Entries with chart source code
■ ■ ■ ■
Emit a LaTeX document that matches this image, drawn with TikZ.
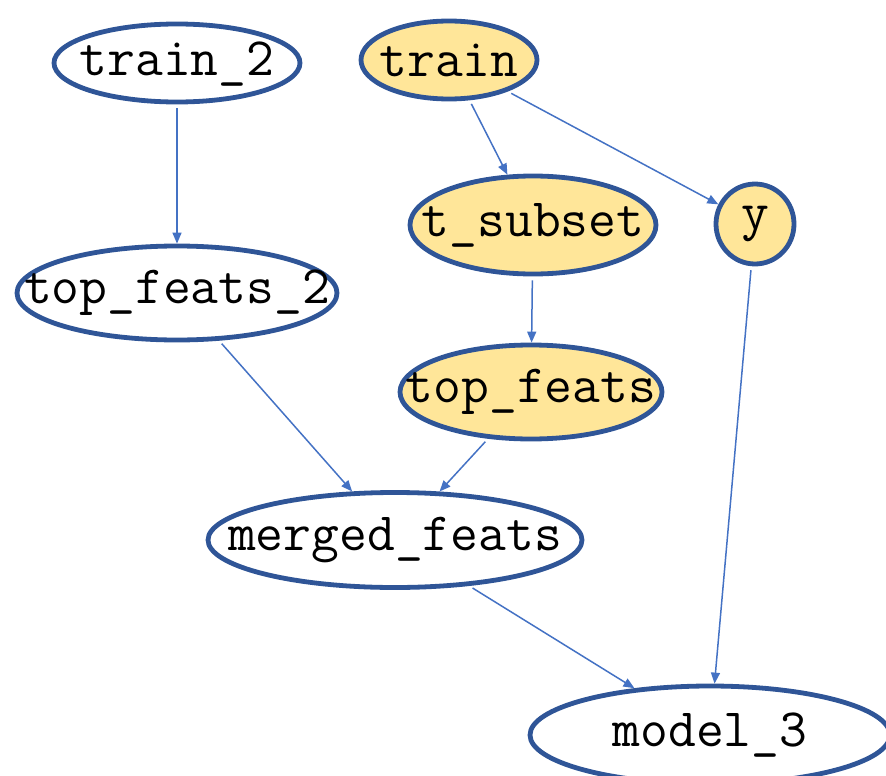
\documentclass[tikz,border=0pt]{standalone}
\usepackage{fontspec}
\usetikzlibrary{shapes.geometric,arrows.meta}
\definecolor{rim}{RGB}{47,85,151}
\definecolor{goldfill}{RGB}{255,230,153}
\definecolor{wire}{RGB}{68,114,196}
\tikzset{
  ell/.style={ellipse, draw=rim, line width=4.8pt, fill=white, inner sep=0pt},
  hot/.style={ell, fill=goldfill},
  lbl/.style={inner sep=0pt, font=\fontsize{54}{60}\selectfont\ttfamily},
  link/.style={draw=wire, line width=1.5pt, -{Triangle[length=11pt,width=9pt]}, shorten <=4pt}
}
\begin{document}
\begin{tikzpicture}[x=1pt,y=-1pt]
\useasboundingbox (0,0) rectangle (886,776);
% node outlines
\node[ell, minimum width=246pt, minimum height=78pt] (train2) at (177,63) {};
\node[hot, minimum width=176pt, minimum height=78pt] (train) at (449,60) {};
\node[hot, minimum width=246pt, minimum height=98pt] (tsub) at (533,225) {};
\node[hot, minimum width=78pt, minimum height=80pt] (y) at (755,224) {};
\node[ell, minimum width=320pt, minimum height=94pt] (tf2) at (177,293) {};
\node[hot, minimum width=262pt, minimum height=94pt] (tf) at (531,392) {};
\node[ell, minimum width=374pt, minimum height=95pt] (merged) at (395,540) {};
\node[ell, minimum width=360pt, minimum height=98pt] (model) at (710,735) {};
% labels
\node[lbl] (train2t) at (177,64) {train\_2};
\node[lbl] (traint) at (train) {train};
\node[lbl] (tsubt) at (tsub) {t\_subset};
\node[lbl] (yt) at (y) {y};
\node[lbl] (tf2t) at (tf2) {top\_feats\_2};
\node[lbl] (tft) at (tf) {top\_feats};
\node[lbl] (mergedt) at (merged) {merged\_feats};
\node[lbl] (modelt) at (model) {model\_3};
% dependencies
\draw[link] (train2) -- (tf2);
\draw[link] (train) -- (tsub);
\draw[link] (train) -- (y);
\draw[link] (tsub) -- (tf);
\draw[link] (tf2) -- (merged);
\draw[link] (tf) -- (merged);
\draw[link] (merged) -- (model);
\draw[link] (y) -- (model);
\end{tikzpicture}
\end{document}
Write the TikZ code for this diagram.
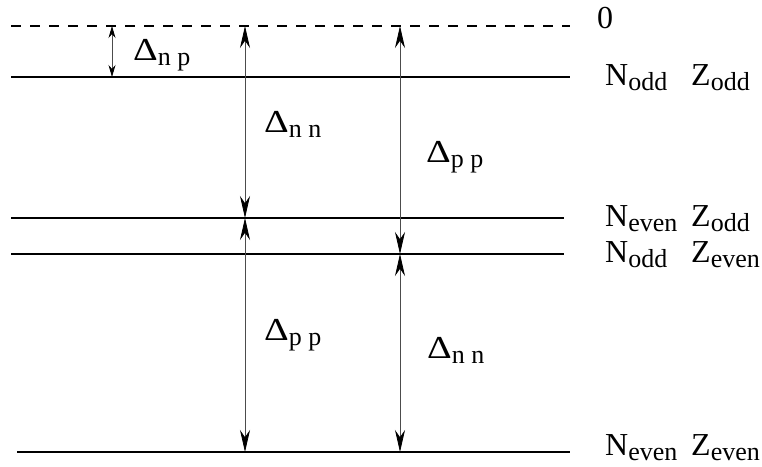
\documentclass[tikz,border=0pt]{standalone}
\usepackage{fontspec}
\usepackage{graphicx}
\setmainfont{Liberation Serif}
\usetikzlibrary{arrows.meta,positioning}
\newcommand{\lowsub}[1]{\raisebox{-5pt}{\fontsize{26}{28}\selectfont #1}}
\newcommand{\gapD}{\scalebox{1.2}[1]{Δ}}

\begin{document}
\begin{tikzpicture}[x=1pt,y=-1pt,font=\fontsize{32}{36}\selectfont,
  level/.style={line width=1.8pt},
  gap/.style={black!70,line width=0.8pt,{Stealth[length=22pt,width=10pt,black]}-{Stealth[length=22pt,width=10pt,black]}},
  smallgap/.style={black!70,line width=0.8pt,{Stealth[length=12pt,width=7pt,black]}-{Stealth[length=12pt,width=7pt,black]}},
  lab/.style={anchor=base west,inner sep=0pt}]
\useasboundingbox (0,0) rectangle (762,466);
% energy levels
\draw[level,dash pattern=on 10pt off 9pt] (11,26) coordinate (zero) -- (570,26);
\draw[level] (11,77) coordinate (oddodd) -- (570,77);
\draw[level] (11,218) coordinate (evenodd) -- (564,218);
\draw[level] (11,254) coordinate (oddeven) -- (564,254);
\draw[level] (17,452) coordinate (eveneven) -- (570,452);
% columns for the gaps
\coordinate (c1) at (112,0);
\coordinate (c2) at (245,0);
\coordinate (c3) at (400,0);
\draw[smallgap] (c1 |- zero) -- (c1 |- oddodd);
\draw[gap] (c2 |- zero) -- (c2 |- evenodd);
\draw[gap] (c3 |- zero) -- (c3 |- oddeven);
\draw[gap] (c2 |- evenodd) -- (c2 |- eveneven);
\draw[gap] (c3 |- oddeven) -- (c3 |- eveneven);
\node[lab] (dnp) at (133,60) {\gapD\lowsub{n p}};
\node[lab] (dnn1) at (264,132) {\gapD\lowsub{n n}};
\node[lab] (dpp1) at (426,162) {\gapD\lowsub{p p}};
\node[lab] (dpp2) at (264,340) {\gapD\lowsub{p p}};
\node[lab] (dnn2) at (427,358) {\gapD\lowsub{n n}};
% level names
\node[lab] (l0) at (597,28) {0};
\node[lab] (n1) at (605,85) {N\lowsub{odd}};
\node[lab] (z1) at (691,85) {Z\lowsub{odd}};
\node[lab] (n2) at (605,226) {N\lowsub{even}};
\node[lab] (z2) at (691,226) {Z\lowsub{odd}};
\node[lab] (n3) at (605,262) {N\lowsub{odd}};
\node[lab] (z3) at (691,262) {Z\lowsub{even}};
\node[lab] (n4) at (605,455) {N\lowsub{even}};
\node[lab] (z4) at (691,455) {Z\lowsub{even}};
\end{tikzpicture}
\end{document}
■ ■ ■ ■
## EXERCISE DETAILS
Reproduce each entry verbatim, excluding any embedded images.

## WORKED ANSWER
Emit a LaTeX document that matches this image, drawn with TikZ.
\documentclass[tikz,border=0pt]{standalone}
\usepackage{fontspec}
\usetikzlibrary{shapes.geometric,arrows.meta}
\definecolor{rim}{RGB}{47,85,151}
\definecolor{goldfill}{RGB}{255,230,153}
\definecolor{wire}{RGB}{68,114,196}
\tikzset{
  ell/.style={ellipse, draw=rim, line width=4.8pt, fill=white, inner sep=0pt},
  hot/.style={ell, fill=goldfill},
  lbl/.style={inner sep=0pt, font=\fontsize{54}{60}\selectfont\ttfamily},
  link/.style={draw=wire, line width=1.5pt, -{Triangle[length=11pt,width=9pt]}, shorten <=4pt}
}
\begin{document}
\begin{tikzpicture}[x=1pt,y=-1pt]
\useasboundingbox (0,0) rectangle (886,776);
% node outlines
\node[ell, minimum width=246pt, minimum height=78pt] (train2) at (177,63) {};
\node[hot, minimum width=176pt, minimum height=78pt] (train) at (449,60) {};
\node[hot, minimum width=246pt, minimum height=98pt] (tsub) at (533,225) {};
\node[hot, minimum width=78pt, minimum height=80pt] (y) at (755,224) {};
\node[ell, minimum width=320pt, minimum height=94pt] (tf2) at (177,293) {};
\node[hot, minimum width=262pt, minimum height=94pt] (tf) at (531,392) {};
\node[ell, minimum width=374pt, minimum height=95pt] (merged) at (395,540) {};
\node[ell, minimum width=360pt, minimum height=98pt] (model) at (710,735) {};
% labels
\node[lbl] (train2t) at (177,64) {train\_2};
\node[lbl] (traint) at (train) {train};
\node[lbl] (tsubt) at (tsub) {t\_subset};
\node[lbl] (yt) at (y) {y};
\node[lbl] (tf2t) at (tf2) {top\_feats\_2};
\node[lbl] (tft) at (tf) {top\_feats};
\node[lbl] (mergedt) at (merged) {merged\_feats};
\node[lbl] (modelt) at (model) {model\_3};
% dependencies
\draw[link] (train2) -- (tf2);
\draw[link] (train) -- (tsub);
\draw[link] (train) -- (y);
\draw[link] (tsub) -- (tf);
\draw[link] (tf2) -- (merged);
\draw[link] (tf) -- (merged);
\draw[link] (merged) -- (model);
\draw[link] (y) -- (model);
\end{tikzpicture}
\end{document}
Write the TikZ code for this diagram.
\documentclass[tikz,border=0pt]{standalone}
\usepackage{fontspec}
\usepackage{graphicx}
\setmainfont{Liberation Serif}
\usetikzlibrary{arrows.meta,positioning}
\newcommand{\lowsub}[1]{\raisebox{-5pt}{\fontsize{26}{28}\selectfont #1}}
\newcommand{\gapD}{\scalebox{1.2}[1]{Δ}}

\begin{document}
\begin{tikzpicture}[x=1pt,y=-1pt,font=\fontsize{32}{36}\selectfont,
  level/.style={line width=1.8pt},
  gap/.style={black!70,line width=0.8pt,{Stealth[length=22pt,width=10pt,black]}-{Stealth[length=22pt,width=10pt,black]}},
  smallgap/.style={black!70,line width=0.8pt,{Stealth[length=12pt,width=7pt,black]}-{Stealth[length=12pt,width=7pt,black]}},
  lab/.style={anchor=base west,inner sep=0pt}]
\useasboundingbox (0,0) rectangle (762,466);
% energy levels
\draw[level,dash pattern=on 10pt off 9pt] (11,26) coordinate (zero) -- (570,26);
\draw[level] (11,77) coordinate (oddodd) -- (570,77);
\draw[level] (11,218) coordinate (evenodd) -- (564,218);
\draw[level] (11,254) coordinate (oddeven) -- (564,254);
\draw[level] (17,452) coordinate (eveneven) -- (570,452);
% columns for the gaps
\coordinate (c1) at (112,0);
\coordinate (c2) at (245,0);
\coordinate (c3) at (400,0);
\draw[smallgap] (c1 |- zero) -- (c1 |- oddodd);
\draw[gap] (c2 |- zero) -- (c2 |- evenodd);
\draw[gap] (c3 |- zero) -- (c3 |- oddeven);
\draw[gap] (c2 |- evenodd) -- (c2 |- eveneven);
\draw[gap] (c3 |- oddeven) -- (c3 |- eveneven);
\node[lab] (dnp) at (133,60) {\gapD\lowsub{n p}};
\node[lab] (dnn1) at (264,132) {\gapD\lowsub{n n}};
\node[lab] (dpp1) at (426,162) {\gapD\lowsub{p p}};
\node[lab] (dpp2) at (264,340) {\gapD\lowsub{p p}};
\node[lab] (dnn2) at (427,358) {\gapD\lowsub{n n}};
% level names
\node[lab] (l0) at (597,28) {0};
\node[lab] (n1) at (605,85) {N\lowsub{odd}};
\node[lab] (z1) at (691,85) {Z\lowsub{odd}};
\node[lab] (n2) at (605,226) {N\lowsub{even}};
\node[lab] (z2) at (691,226) {Z\lowsub{odd}};
\node[lab] (n3) at (605,262) {N\lowsub{odd}};
\node[lab] (z3) at (691,262) {Z\lowsub{even}};
\node[lab] (n4) at (605,455) {N\lowsub{even}};
\node[lab] (z4) at (691,455) {Z\lowsub{even}};
\end{tikzpicture}
\end{document}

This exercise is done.